Ashley Walker, 28, who studied IT during a further education course, joined the scheme from a business degree, after realising the latter wasn’t for him. “I heard about the Accenture programme from a friend of a friend,” he said.
On the apprentice scheme he started in a maintenance role at the Rural Payments Agency (RPA), another Accenture customer, working on the RPA’s IT system, known as Rita, and got to grips with things such as batch schedulers and Unix.
He is currently working on Salesforce.com technology and, like Manning, hopes to top up to a Bachelor of Science (BSc) degree.
He said the course has surprised him through the opportunities it has provided, even beyond the learning experience. “One week I was sat doing my normal stuff at the RPA, and the next week I was collecting an award on behalf of Accenture, meeting Nick Clegg and staying in a nice hotel.” He has also spent time working in Madrid.
While Manning’s computer science interest and Walker’s IT course at college seem to be appropriate launch pads to the apprentice scheme, IT experience is not actually a requirement.
For example, Scott Gillan embarked on his A-Levels but wasn’t sure what he wanted to do after that. “I heard about an apprenticeship and thought this was the best choice because the company pays for your degree, so you earn while you learn and get experience as well.”
He said he might be £40,000 in debt if he had completed a degree. “All my mates went down the university route and they are going to be stuck with this kind of debt,” he said, adding employees want possible recruits to have experiences of life.
Gillan works in HMRC software testing, and is happy to remain there gaining experience in public sector IT. He said he would like to progress to a team leader or manager role and see where he can go from there.
And there could be great opportunities even if the graduates remain in Newcastle, where Accenture is developing operations the business considers important for it both nationally and globally.
The north-east England operation is a vital cog in Accenture’s global delivery engine. In fact, Accenture’s Cobalt Park office is the only UK facility where the company’s name adorns a building, according to UK managing director Oliver Benzecry.
The centre, Accenture’s main UK delivery operation, is part of the company’s global delivery network, which encompasses more than 140,000 people globally, the majority of whom are in India and the Philippines.
Emma McGuigan, who runs Accenture’s UK and Ireland Technology business, said the Newcastle operation was originally seen as a way of getting a different mix of people and skills. These complement other regions, she said. For instance, agile development might start in Newcastle and then be scaled in Mumbai.

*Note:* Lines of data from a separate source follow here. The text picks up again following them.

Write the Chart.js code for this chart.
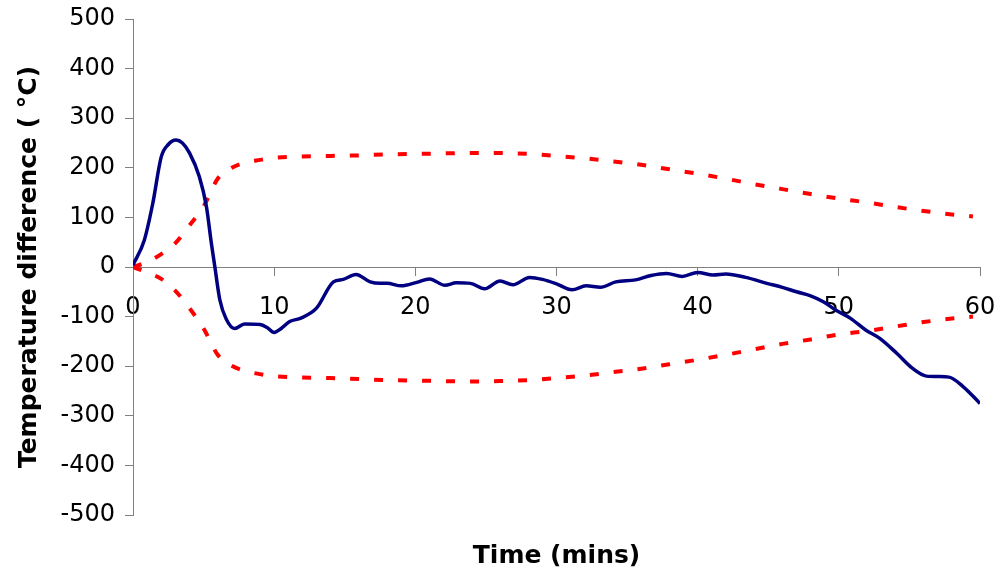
<!DOCTYPE html>
<html><head><meta charset="utf-8">
<script src="https://cdn.jsdelivr.net/npm/chart.js@4/dist/chart.umd.min.js"></script>
<style>html,body{margin:0;padding:0;background:#fff}#wrap{width:1000px;height:571px}</style>
</head><body><div id="wrap"><canvas id="c" width="1000" height="571"></canvas></div>
<script>
const blueTime = [0,0.8,1.4,2.0,2.5,3.05,3.5,4.0,4.7,5.2,5.55,5.8,6.15,6.6,7.2,7.9,9.0,9.5,10.0,10.5,11.1,11.9,13.0,14.2,14.9,15.8,16.8,17.5,18.0,19.0,20.1,21.0,22.1,22.9,23.9,24.9,26.0,26.9,28.1,29.0,30.0,31.1,32.1,33.1,34.2,35.6,36.7,37.8,38.9,40.0,41.1,42.0,43.4,44.9,46.0,47.0,48.0,48.9,49.8,50.8,51.9,52.9,54.1,55.2,56.2,57.1,57.8,58.8,60];
const blueTemp = [4,54,128,222,247,256,250,230,182,122,48,0,-66,-105,-124,-115,-116,-122,-132,-124,-110,-103,-83,-30,-25,-15,-30,-33,-33,-38,-31,-24,-37,-32,-33,-44,-28,-36,-21,-25,-34,-46,-38,-41,-30,-26,-17,-13,-19,-11,-16,-14,-21,-33,-41,-50,-58,-70,-87,-103,-127,-144,-174,-204,-220,-221,-222,-241,-275];
const envTime = [0,1,2,3,4,5,6,7,8,9,10,12,14,16,18,20,22,24,26,28,30,32,34,36,38,40,42,44,46,48,50,52,54,56,58,59.5];
const envUpper = [0,10,26,48,84,122,178,200,211,216,220,223,224,225,227,228,229,230,230,228,224,219,213,206,197,188,178,167,157,147,138,130,121,113,106,102];
const envLower = [0,-11,-24,-48,-83,-124,-177,-199,-210,-216,-220,-223,-224,-226,-228,-229,-230,-231,-230,-228,-224,-219,-212,-205,-196,-187,-177,-166,-155,-146,-136,-129,-120,-111,-104,-100];
const xTicks = [0,10,20,30,40,50,60];
const yTicks = [-500,-400,-300,-200,-100,0,100,200,300,400,500];
const xTitle = 'Time (mins)';
const yTitle = 'Temperature difference ( °C)';

Chart.defaults.font.family = '"DejaVu Sans", Verdana, sans-serif';
const pts = (xs, ys) => xs.map((x, i) => ({x: x, y: ys[i]}));

new Chart(document.getElementById('c'), {
  type: 'line',
  data: {
    datasets: [
      {data: pts(blueTime, blueTemp), borderColor: '#000080', borderWidth: 3.5, pointRadius: 0, cubicInterpolationMode: 'monotone', fill: false},
      {data: pts(envTime, envUpper), borderColor: '#FF0000', borderWidth: 4, borderDash: [9, 15], borderCapStyle: 'butt', pointRadius: 0, cubicInterpolationMode: 'monotone', fill: false},
      {data: pts(envTime, envLower), borderColor: '#FF0000', borderWidth: 4, borderDash: [9, 15], borderCapStyle: 'butt', pointRadius: 0, cubicInterpolationMode: 'monotone', fill: false}
    ]
  },
  options: {
    responsive: false,
    animation: false,
    layout: {padding: {left: 14, right: 20, top: 19, bottom: 0}},
    plugins: {
      legend: {display: false},
      tooltip: {enabled: false},
      title: {display: true, text: xTitle, position: 'bottom', fullSize: false, color: '#000',
        font: {size: 25, weight: 'bold'}, padding: {top: 26, bottom: 0}}
    },
    scales: {
      x: {
        type: 'linear', min: 0, max: 60, position: {y: 0},
        afterBuildTicks: s => { s.ticks = xTicks.map(v => ({value: v})); },
        afterFit: s => { s.paddingLeft = 0; s.paddingRight = 0; },
        ticks: {color: '#000', font: {size: 24}, padding: 18, maxRotation: 0, autoSkip: false},
        grid: {drawOnChartArea: false, tickLength: 8, color: '#808080'},
        border: {color: '#808080', width: 1}
      },
      y: {
        type: 'linear', min: -500, max: 500,
        afterBuildTicks: s => { s.ticks = yTicks.map(v => ({value: v})); },
        afterFit: s => { s.width = 119; s.paddingTop = 0; s.paddingBottom = 0; },
        ticks: {color: '#000', font: {size: 24}, padding: 10, autoSkip: false},
        grid: {drawOnChartArea: false, tickLength: 8, color: '#808080'},
        border: {color: '#808080', width: 1},
        title: {display: true, text: yTitle, color: '#000', font: {size: 25, weight: 'bold'}, padding: {top: 0, bottom: 0}}
      }
    }
  }
});
</script>
</body></html>
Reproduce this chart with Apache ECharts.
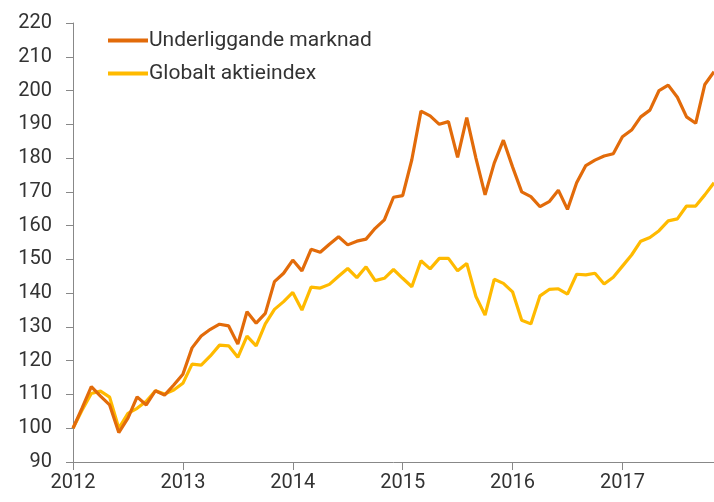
<!DOCTYPE html>
<html>
<head>
<meta charset="utf-8">
<script src="https://cdn.jsdelivr.net/npm/echarts@6/dist/echarts.min.js"></script>
<style>
  html, body { margin: 0; padding: 0; background: #fff; }
  #chart { width: 714px; height: 502px; }
</style>
</head>
<body>
<div id="chart"></div>
<script>
// monthly index values, Jan 2012 = 100
const startYear = 2012;
const seriesNames = ['Underliggande marknad', 'Globalt aktieindex'];
const marknad = [
  100, 106, 112.3, 109.5, 106.9, 98.7, 103, 109.3, 106.9, 111.1, 109.8, 112.8,
  116, 123.8, 127.3, 129.3, 130.8, 130.3, 124.9, 134.5, 131.1, 134, 143.4, 145.9,
  149.8, 146.6, 153, 152.1, 154.5, 156.7, 154.3, 155.4, 156, 159.2, 161.7, 168.4,
  168.9, 179.5, 193.9, 192.5, 190, 190.8, 180.2, 192, 180, 169.1, 178.5, 185.3,
  177.4, 170, 168.6, 165.6, 167.1, 170.5, 164.8, 172.7, 177.8, 179.4, 180.6, 181.3,
  186.3, 188.3, 192.2, 194.2, 200, 201.6, 198, 192.2, 190.3, 201.8, 205.6
];
const aktieindex = [
  100, 105.4, 110.3, 111, 109.2, 100, 104.4, 105.9, 108, 111.1, 110.1, 111.3,
  113.3, 119, 118.7, 121.4, 124.6, 124.4, 121, 127.3, 124.4, 130.9, 135.2, 137.5,
  140.2, 135, 141.8, 141.5, 142.6, 145, 147.3, 144.6, 147.8, 143.7, 144.4, 147,
  144.4, 141.9, 149.6, 147.2, 150.3, 150.3, 146.6, 148.8, 139, 133.5, 144.1, 142.9,
  140.4, 132, 130.9, 139.2, 141.1, 141.3, 139.7, 145.6, 145.4, 145.9, 142.7, 144.7,
  148, 151.3, 155.4, 156.5, 158.5, 161.4, 162, 165.8, 165.8, 169.1, 172.7
];

const colors = ['#E26B0A', '#FFBA00'];
const fontFamily = 'Roboto, "Noto Sans", sans-serif';

const toPoints = (arr) => arr.map((v, i) => [i, v]);

const chart = echarts.init(document.getElementById('chart'));
const option = {
  animation: false,
  color: colors,
  grid: { left: 73, right: 0, top: 23, bottom: 40 },
  legend: {
    orient: 'vertical',
    left: 103,
    top: 25,
    icon: 'rect',
    itemWidth: 40,
    itemHeight: 4,
    itemGap: 12,
    textStyle: { color: '#333', fontSize: 21, fontFamily: fontFamily, padding: [0, 0, 0, -4] },
    data: seriesNames
  },
  xAxis: {
    type: 'value',
    min: 0,
    max: 70,
    interval: 12,
    splitLine: { show: false },
    axisLine: { onZero: false, lineStyle: { color: '#888', width: 1 } },
    axisTick: { show: true, length: 8, lineStyle: { color: '#888' } },
    axisLabel: {
      color: '#333',
      fontSize: 20,
      fontFamily: fontFamily,
      margin: 11,
      formatter: (v) => String(startYear + v / 12)
    }
  },
  yAxis: {
    type: 'value',
    min: 90,
    max: 220,
    interval: 10,
    splitLine: { show: false },
    axisLine: { show: true, lineStyle: { color: '#888', width: 1 } },
    axisTick: { show: true, length: 7, lineStyle: { color: '#888' } },
    axisLabel: { color: '#333', fontSize: 20, fontFamily: fontFamily, margin: 21 }
  },
  series: [
    {
      name: seriesNames[0],
      type: 'line',
      data: toPoints(marknad),
      showSymbol: false,
      lineStyle: { width: 3.2, color: colors[0] },
      z: 3
    },
    {
      name: seriesNames[1],
      type: 'line',
      data: toPoints(aktieindex),
      showSymbol: false,
      lineStyle: { width: 3.2, color: colors[1] },
      z: 2
    }
  ]
};
chart.setOption(option);
</script>
</body>
</html>
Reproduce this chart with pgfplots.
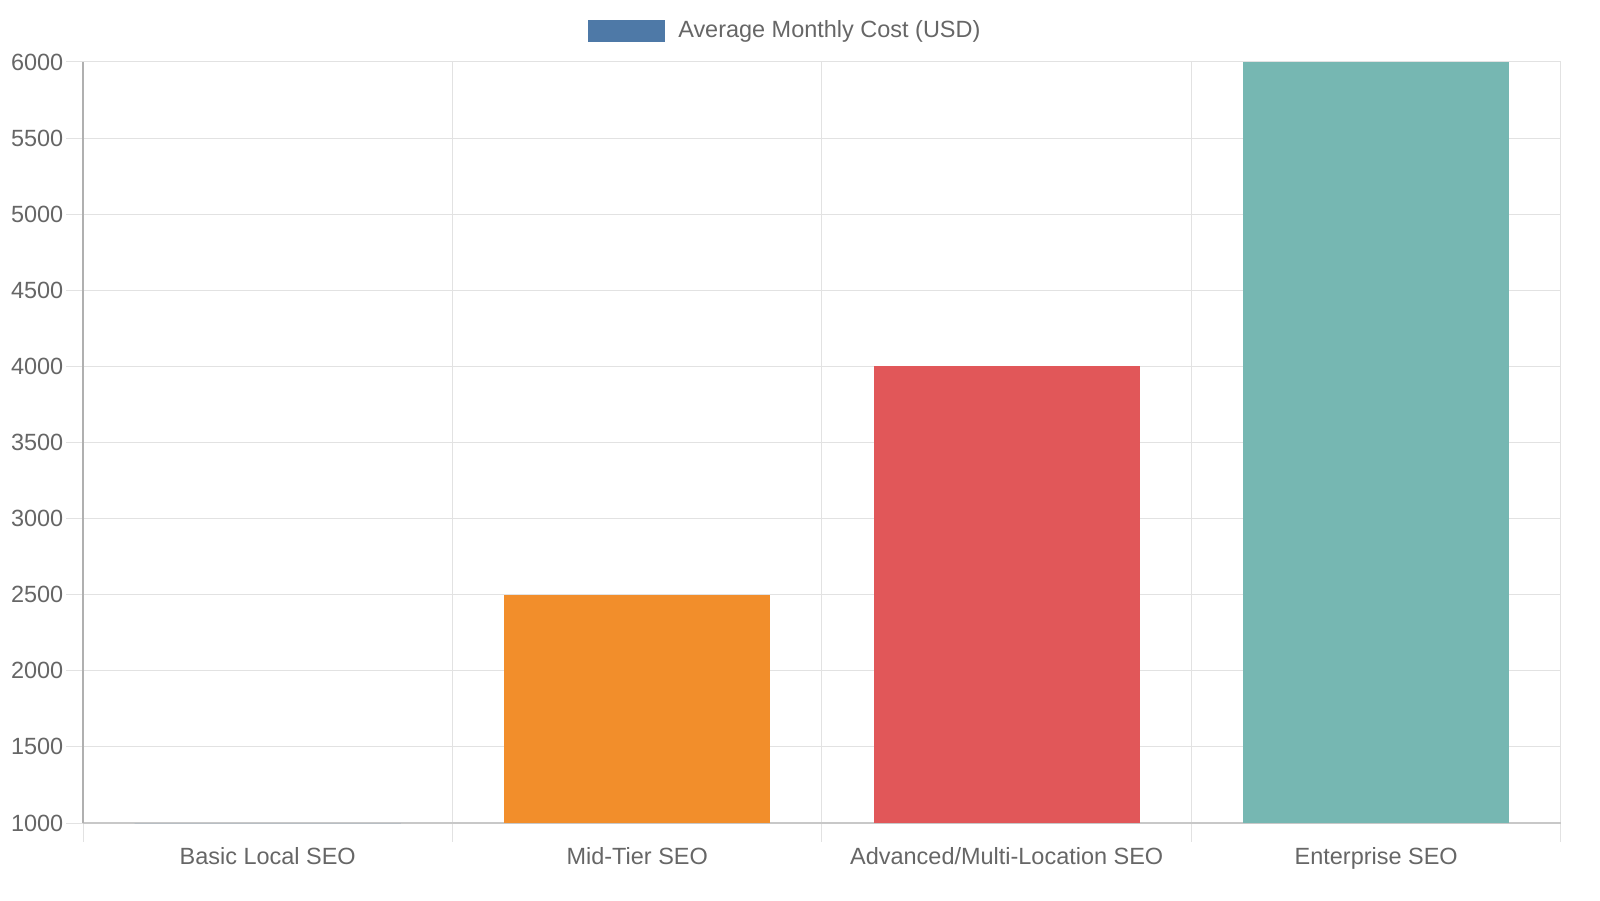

She said the centre was first used to support government customers that did not want data going overseas, but added that this approach was now changing.
Five years ago the centre was supporting about 10 clients, mainly in the public sector. “We now have 60 clients supported from Newcastle, which is a significant percentage of the business, and they are all accessing it in different ways,” said McGuigan.
For instance, UK customers might not have the volume to justify a large offshore shared services contract, for operations such as Salesforce, and the Newcastle operation can provide a small local alternative.
Scaling down services is important as changes in technology, such as the increased use of the cloud, lead to a fall in the average deal size of IT services contracts, something which McGuigan said would be perfect for a delivery centre such as Newcastle.
It’s the rapidity of technology change that gives the north-east England operation another advantage. Mark Larsen, who heads up the Newcastle operation, said the centre is flexible and the people within it are able to shift between technologies. “It’s now about getting people with the right curiosity, aptitude and skills. They have to switch between technologies very quickly.”
Getting the right people is clearly critical, and with 500 people applying for 20 places there’s a lot of choice.
Despite the success, Accenture knows there is still work to do, not least attracting the right kind of people, something which is not always obvious.
Larsen said the advertising used for the scheme needs to be adapted to attract the right people, as well as more women. There were no women in the first group of graduates, and there’s only one among July’s graduates.
“It is harder to attract girls but it is improving and there are more interested,” said the operations manager for the Newcastle delivery centre.